On Wednesday, Busio started and Tessmann was a substitute in Venezia's 2-0 loss to AC Milan and midfielder Weston McKennie went the distance for Juventus in their 3-2 win over Spezia. Along with Roma right back Bryan Reynolds, Serie A has never had this many U.S. internationals in the same season.

The success of McKennie as well as Christian Pulisic (Chelsea), Gio Reyna (Borussia Dortmund) and Tyler Adams (Leipzig) has helped pave the way.

“That’s making it a lot easier for every young American ... especially the ones from the MLS,” Busio said.
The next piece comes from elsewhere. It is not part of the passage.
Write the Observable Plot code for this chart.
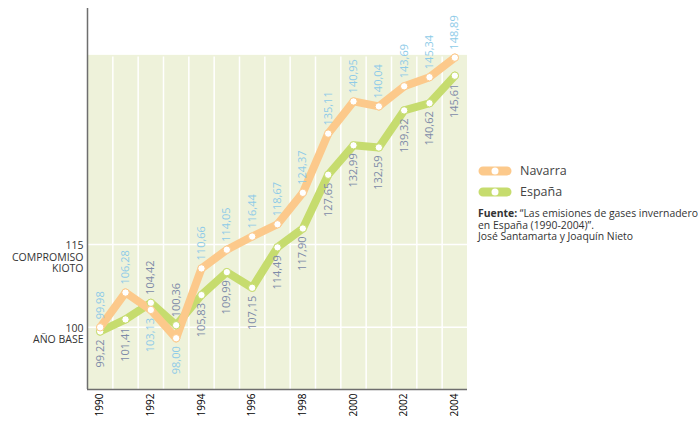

It probably helps, too, that Venezia has American ownership, though that's become its own trend in Italian soccer. The team has invested in analytics and has also imported players from Nigeria, Norway, Iceland and Israel.

The young Americans know they're not in Kansas anymore — or in Busio's case, Sporting Kansas City. He says he needs to “get stronger” and improve his defense. Media reports said Venezia paid a $6 million base fee that could escalate to more than $10 million.

Tessmann joined from FC Dallas, which has been producing high-quality academy players, on a reported fee of close to $4 million. Dallas alumni include McKennie and Reynolds, a 20-year-old right back fighting for minutes under Jose Mourinho at Roma.

Busio has become a first-choice midfielder for Venezia coach Paolo Zanetti. The 19-year-old De Vries is with Venezia's second team, on loan from the Philadelphia Union.

Tessmann, who turned 20 on Friday, has made three appearances, all off the bench. The 6-foot-3 midfielder wants to improve his off-the-ball movements and defensive positioning to earn his jersey — they're stylish and sold out commercially — on match days.

“Players know where they’re going to be and everything is more fluent," Tessmann said. "MLS is more thinking, slower, so here you just have to know what you want to do and try to execute as fast as you can.”

Of course, both want to add to their national team resumes, and the roster for the next round of World Cup qualifiers is expected next week.

“In terms of the national team,” Tessmann said of his goals, “just try to get called into a qualifying game but I can’t be doing that if I’m not playing, so step one is just try to get minutes and help my team. I’m improving every week, every day, just keep working hard, stay mentally focused."

Harry Kane may have dreams of becoming a kicker in American football, but Tessmann had a scholarship offer to kick for Clemson.

Clemson coach Dabo Swinney, who is Tessmann’s godfather, offered him a scholarship after watching the Alabama native kick a 64-yard field goal at a Clemson summer camp in 2019. He had come in with no training as a kicker.

“I had to learn a bunch of things at the two-day camp,” Tessmann said. "After the camp, Dabo was like, ‘We can get you a scholarship to come kick.’ I committed then but obviously took a different path and signed pro with FC Dallas.”

Busio, born to an Italian father and American mother in North Carolina, signed with Kansas City at age 15 about the time one of his idols, Andrea Pirlo, retired as a player.

“I grew up watching all Serie A games and the Italian national team with my dad,” he said. “Pirlo will always just stand out to me because of the way he plays, composed and cool, the hair and everything. It was something I was drawn to, and now even more.”

The playmaking Busio picked up his first assist for Venezia in last Sunday's 2-1 loss to Spezia. He's averaging 11.2 kilometers (7 miles) run per game — seventh highest in the league.

The grind of a first year abroad can take a toll but one could do worse than Venice, where the biggest decision beyond choosing restaurants and tourist sites may be how to get there — strolling over pedestrian bridges or taking water taxis.

“It's an unreal city, really blessed to live here,” Tessmann said. “I'm a boat taxi guy. It's just so relaxing. That's why you go to Venice, you know, to get on a boat.”